Grey assisted in annulling a stipulation in the Charte de la langue française (Bill 101) that forbade the application of different languages on business signboards. Presently, French must merely be the predominant language, but others are allowed.

Grey supported La servante écarlate by Margaret Atwood, the French version of The Handmaid's Tale, in the French version of Canada Reads, broadcast on Radio-Canada in 2004.

Grey defended the periodical La Presse Chinoise against a defamation lawsuit filed by Falun Gong. In 2005, the Superior Court of Quebec ruled that the articles published by the newspaper did not qualify as defamation. However, a subsequent ruling by the Quebec Court of Appeal in June 2008 reversed the lower court's ruling.

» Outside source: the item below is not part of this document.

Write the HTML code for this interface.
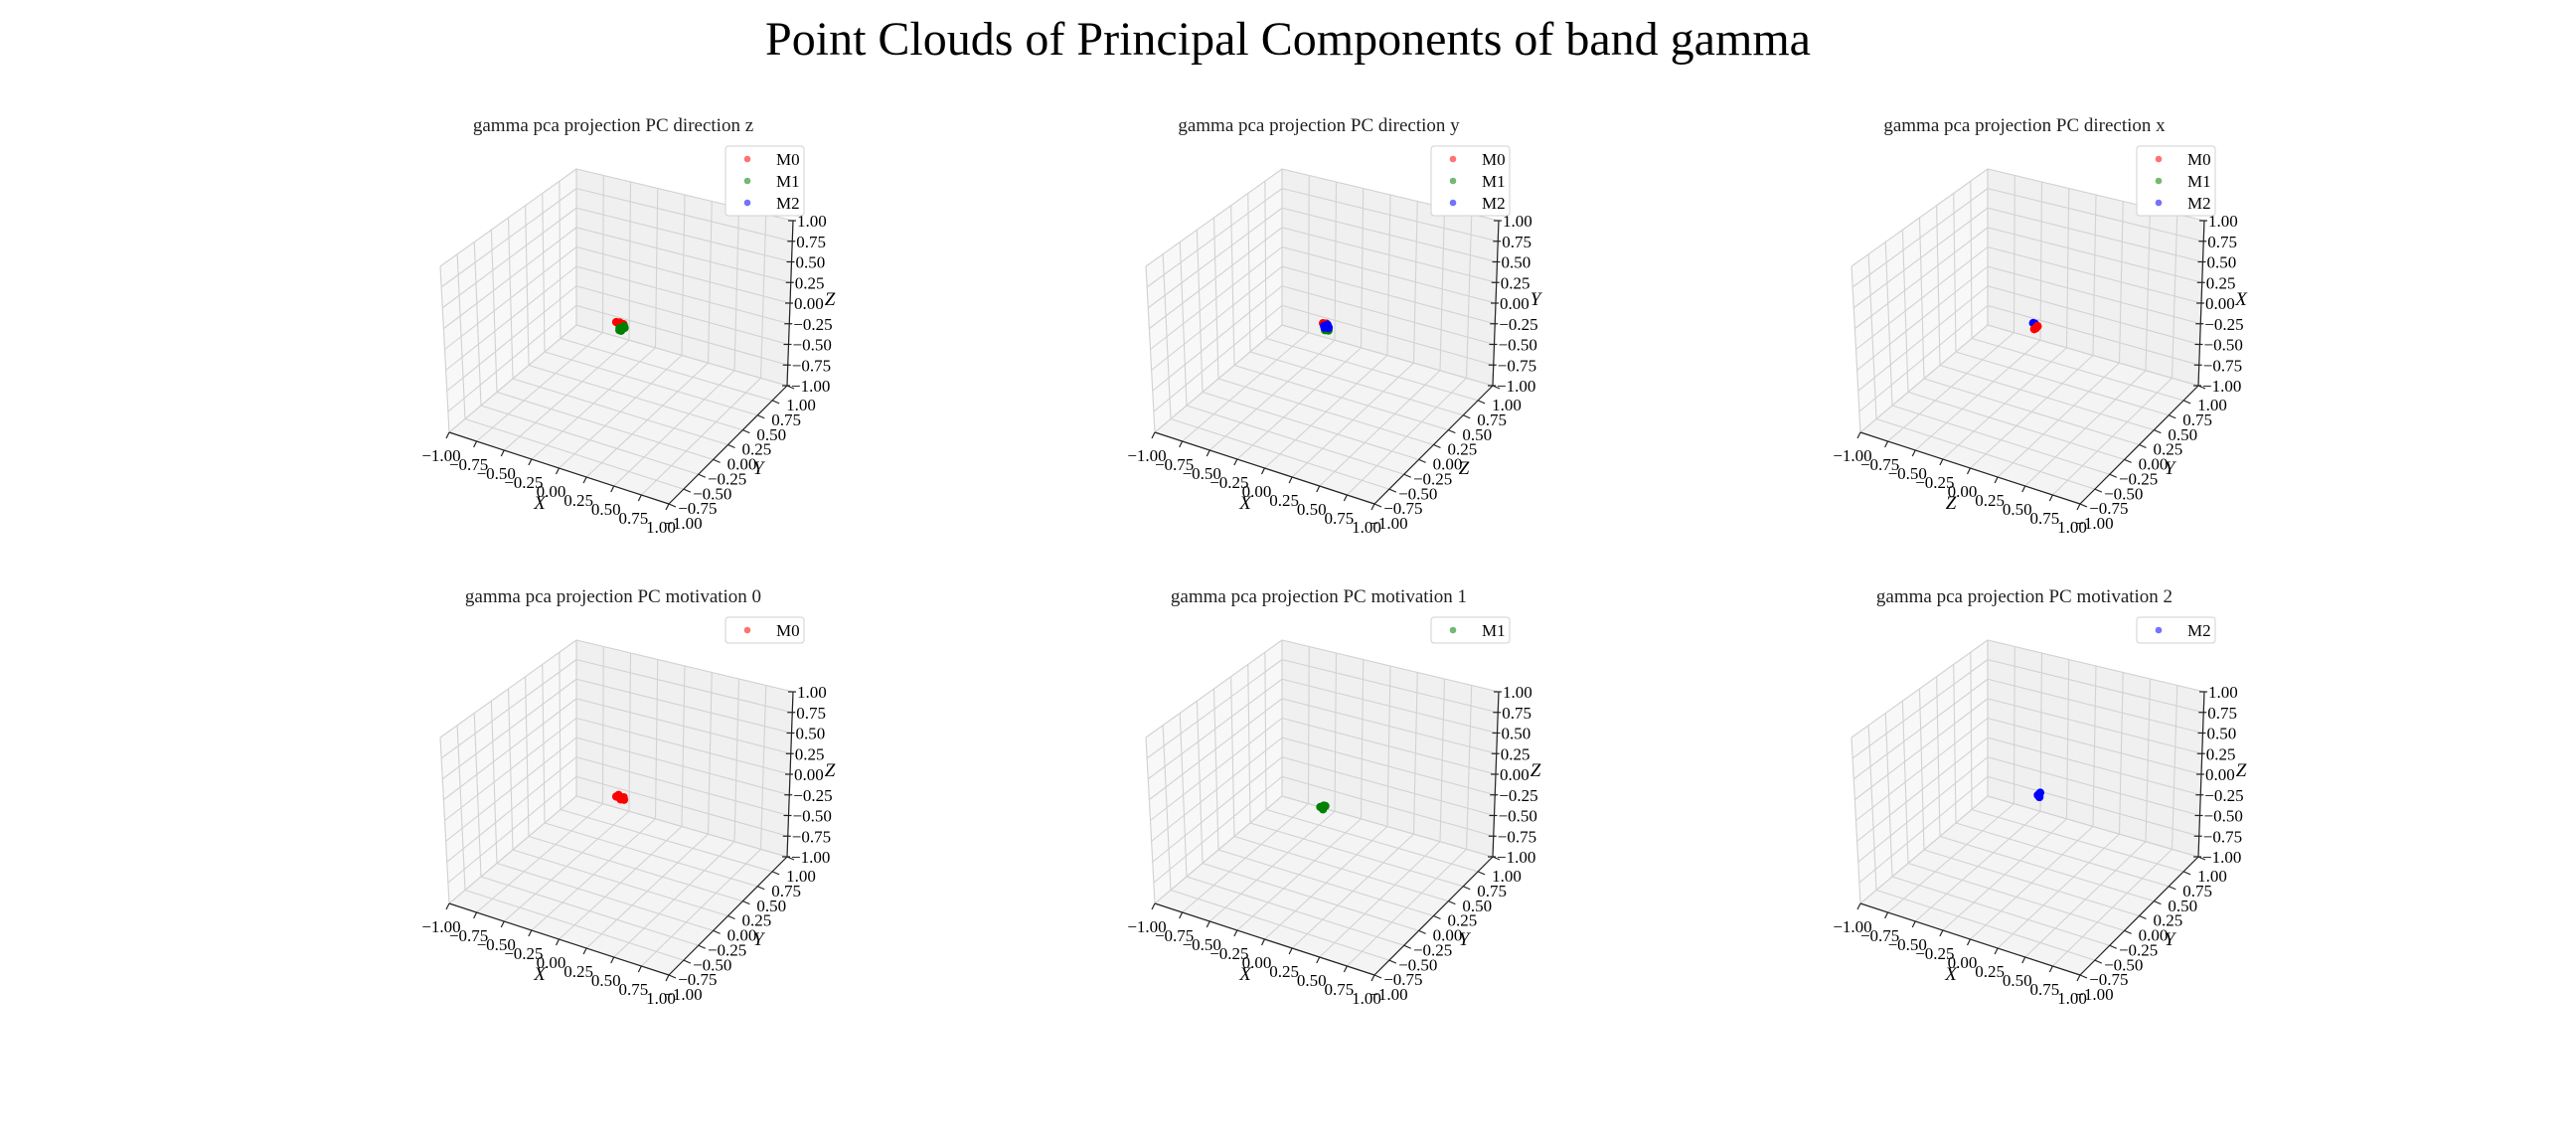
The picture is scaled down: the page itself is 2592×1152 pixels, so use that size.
<!DOCTYPE html>
<html><head><meta charset="utf-8">
<style>
html,body{margin:0;padding:0;background:#fff;}
svg{display:block;font-family:"Liberation Serif",serif;}
</style></head>
<body>
<svg id="fig" width="2592" height="1152" viewBox="0 0 2592 1152" xmlns="http://www.w3.org/2000/svg">
<rect width="2592" height="1152" fill="#fff"/>
<text x="1296" y="55" font-size="48" text-anchor="middle" fill="#000">Point Clouds of Principal Components of band gamma</text>
</svg>
<script>
const ticks = [-1, -0.75, -0.5, -0.25, 0, 0.25, 0.5, 0.75, 1];
const tickLabels = ["\u22121.00","\u22120.75","\u22120.50","\u22120.25","0.00","0.25","0.50","0.75","1.00"];
const plotTitles = ["gamma pca projection PC direction z","gamma pca projection PC direction y","gamma pca projection PC direction x","gamma pca projection PC motivation 0","gamma pca projection PC motivation 1","gamma pca projection PC motivation 2"];
const axisNames = [["X","Y","Z"],["X","Z","Y"],["Z","Y","X"],["X","Y","Z"],["X","Y","Z"],["X","Y","Z"]];
const seriesNames = ["M0","M1","M2"];
const seriesColors = ["#ff0000","#008000","#0000ff"];
const p0_m0_x=[-0.04,-0.02,0.0,0.02,-0.03,0.01], p0_m0_y=[0.0,0.02,-0.01,0.01,0.03,0.0], p0_m0_z=[0.07,0.06,0.05,0.06,0.04,0.03];
const p0_m1_x=[0.0,0.02,0.03,0.01,-0.01,0.02], p0_m1_y=[-0.02,0.0,0.01,-0.01,0.0,0.02], p0_m1_z=[0.0,0.01,0.02,-0.01,0.01,0.03];
const p0_m2_x=[0.01,0.02], p0_m2_y=[0.0,0.01], p0_m2_z=[0.01,0.02];
const p1_m0_x=[-0.03,-0.01,0.0], p1_m0_y=[0.0,0.02,0.01], p1_m0_z=[0.06,0.05,0.03];
const p1_m1_x=[0.0,0.02,0.01], p1_m1_y=[-0.02,0.0,-0.01], p1_m1_z=[0.0,-0.01,0.01];
const p1_m2_x=[-0.02,0.0,0.02,0.01,-0.01,0.02], p1_m2_y=[0.0,0.02,0.0,0.02,-0.01,-0.01], p1_m2_z=[0.03,0.04,0.02,0.01,0.02,0.04];
const p2_m0_x=[0.02,0.03,0.01,0.02], p2_m0_y=[0.03,0.04,0.02,0.05], p2_m0_z=[0.0,0.02,-0.01,0.01];
const p2_m1_x=[0.02], p2_m1_y=[0.03], p2_m1_z=[0.0];
const p2_m2_x=[0.0,0.01], p2_m2_y=[0.02,0.03], p2_m2_z=[0.06,0.05];
const p3_m0_x=[-0.04,-0.02,0.0,0.02,0.01,-0.03], p3_m0_y=[0.0,0.01,0.0,0.02,0.03,0.02], p3_m0_z=[0.03,0.02,0.01,0.0,0.02,0.04];
const p4_m1_x=[-0.02,0.0,0.02,0.01,-0.01], p4_m1_y=[-0.06,-0.04,-0.05,-0.07,-0.05], p4_m1_z=[-0.05,-0.04,-0.03,-0.06,-0.05];
const p5_m2_x=[0.02,0.03,0.04,0.03], p5_m2_y=[0.06,0.07,0.05,0.08], p5_m2_z=[0.03,0.04,0.02,0.05];
const clouds = [
  [[p0_m2_x,p0_m2_y,p0_m2_z],[p0_m0_x,p0_m0_y,p0_m0_z],[p0_m1_x,p0_m1_y,p0_m1_z]],
  [[p1_m0_x,p1_m0_y,p1_m0_z],[p1_m1_x,p1_m1_y,p1_m1_z],[p1_m2_x,p1_m2_y,p1_m2_z]],
  [[p2_m1_x,p2_m1_y,p2_m1_z],[p2_m2_x,p2_m2_y,p2_m2_z],[p2_m0_x,p2_m0_y,p2_m0_z]],
  [[p3_m0_x,p3_m0_y,p3_m0_z]],
  [[p4_m1_x,p4_m1_y,p4_m1_z]],
  [[p5_m2_x,p5_m2_y,p5_m2_z]]
];
const cloudSeries = [[2,0,1],[0,1,2],[1,2,0],[0],[1],[2]];
const legendSeries = [[0,1,2],[0,1,2],[0,1,2],[0],[1],[2]];

const NS="http://www.w3.org/2000/svg";
const svg=document.getElementById('fig');
const C={ '000':[452,435],'100':[673,507],'110':[792,388],'010':[580,327],
          '001':[443,268],'011':[580,170],'111':[798,222],'101':[678,332]};
function mk(tag,attrs,parent){const e=document.createElementNS(NS,tag);for(const k in attrs)e.setAttribute(k,attrs[k]);(parent||svg).appendChild(e);return e;}
function proj(x,y,z,ox,oy){
  const u=(x+1)/2,v=(y+1)/2,w=(z+1)/2;let sx=0,sy=0;
  for(const i of [0,1])for(const j of [0,1])for(const k of [0,1]){
    const wt=(i?u:1-u)*(j?v:1-v)*(k?w:1-w);const c=C[''+i+j+k];sx+=wt*c[0];sy+=wt*c[1];}
  return [sx+ox,sy+oy];
}
function poly(pts){return pts.map(p=>p[0].toFixed(1)+','+p[1].toFixed(1)).join(' ');}

for(let p=0;p<6;p++){
  const ox=(p%3)*710, oy=Math.floor(p/3)*474;
  const P=(x,y,z)=>proj(x,y,z,ox,oy);
  const g=mk('g',{});
  
  
  const t=mk('text',{x:617+ox,y:132+oy,'font-size':19,'text-anchor':'middle',fill:'#222'},g);
  
  
  t.textContent=plotTitles[p];
  const pl=mk('polygon',{points:poly([P(-1,-1,-1),P(-1,1,-1),P(-1,1,1),P(-1,-1,1)]),fill:'#f8f8f8',stroke:'#ececec'},g);
  
  const pb=mk('polygon',{points:poly([P(-1,1,-1),P(1,1,-1),P(1,1,1),P(-1,1,1)]),fill:'#f0f0f0',stroke:'#ececec'},g);
  
  const pf=mk('polygon',{points:poly([P(-1,-1,-1),P(1,-1,-1),P(1,1,-1),P(-1,1,-1)]),fill:'#f4f4f4',stroke:'#ececec'},g);
  
  const grid=mk('g',{stroke:'#d2d2d2','stroke-width':1.1,fill:'none'},g);
  
  for(const tv of ticks){
    const a=[[P(tv,-1,-1),P(tv,1,-1)],[P(tv,1,-1),P(tv,1,1)],
             [P(-1,tv,-1),P(1,tv,-1)],[P(-1,tv,-1),P(-1,tv,1)],
             [P(-1,-1,tv),P(-1,1,tv)],[P(-1,1,tv),P(1,1,tv)]];
    for(const s of a) mk('line',{x1:s[0][0],y1:s[0][1],x2:s[1][0],y2:s[1][1]},grid);
  }
  const ax=mk('g',{stroke:'#222','stroke-width':1.2,fill:'none'},g);
  
  let a1=P(-1,-1,-1),a2=P(1,-1,-1),a3=P(1,1,-1),a4=P(1,1,1);
  mk('line',{x1:a1[0],y1:a1[1],x2:a2[0],y2:a2[1]},ax);
  mk('line',{x1:a2[0],y1:a2[1],x2:a3[0],y2:a3[1]},ax);
  mk('line',{x1:a3[0],y1:a3[1],x2:a4[0],y2:a4[1]},ax);
  const tl=mk('g',{'font-size':17,fill:'#000'},g);
  
  ticks.forEach((tv,i)=>{
    let q=P(tv,-1,-1);
    mk('line',{x1:q[0],y1:q[1],x2:q[0]-3,y2:q[1]+6},ax);
    let e=mk('text',{x:q[0]-8,y:q[1]+29,'text-anchor':'middle'},tl);e.textContent=tickLabels[i];
    q=P(1,tv,-1);
    mk('line',{x1:q[0],y1:q[1],x2:q[0]+7,y2:q[1]+3},ax);
    e=mk('text',{x:q[0]+14,y:q[1]+25,'text-anchor':'middle'},tl);e.textContent=tickLabels[i];
    q=P(1,1,tv);
    mk('line',{x1:q[0]-5,y1:q[1],x2:q[0]+3,y2:q[1]},ax);
    e=mk('text',{x:q[0]+4,y:q[1]+6,'text-anchor':'start'},tl);e.textContent=tickLabels[i];
  });
  const names=axisNames[p];
  const lx=mk('text',{x:543+ox,y:512+oy,'font-size':19,'font-style':'italic','text-anchor':'middle'},g);
  lx.textContent=names[0];
  const ly=mk('text',{x:763+ox,y:477+oy,'font-size':19,'font-style':'italic','text-anchor':'middle'},g);
  ly.textContent=names[1];
  const lz=mk('text',{x:835+ox,y:307+oy,'font-size':19,'font-style':'italic','text-anchor':'middle'},g);
  lz.textContent=names[2];
  clouds[p].forEach((c,si)=>{
    const col=seriesColors[cloudSeries[p][si]];
    const sg=mk('g',{fill:col},g);
    
    
    for(let k=0;k<c[0].length;k++){
      const q=P(c[0][k],c[1][k],c[2][k]);
      const pt=mk('circle',{cx:q[0],cy:q[1],r:4.2},sg);
      
      
    }
  });
  const ls=legendSeries[p];
  const lg=mk('g',{},g);
  
  mk('rect',{x:730+ox,y:147+oy,width:79,height:4+22*ls.length,rx:3,fill:'#fff',stroke:'#d0d0d0','stroke-width':1},lg);
  ls.forEach((s,i)=>{
    const yy=160+oy+22*i;
    const le=mk('g',{},lg);
    
    mk('circle',{cx:752+ox,cy:yy,r:3.3,fill:seriesColors[s],'fill-opacity':0.55},le);
    const tx=mk('text',{x:781+ox,y:yy+6,'font-size':17},le);tx.textContent=seriesNames[s];
  });
}
</script>
</body></html>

Grey has publicly supported the New Democratic Party and Québec Solidaire, despite being a federalist. He was rumoured to be a future star candidate for the party in Montreal, following that party's successful capture of Outremont in a by-election by Thomas Mulcair on September 17, 2007; however, he did not run in the 2008 or 2011 general elections. Although he considered running in the next Canadian federal election, he did not.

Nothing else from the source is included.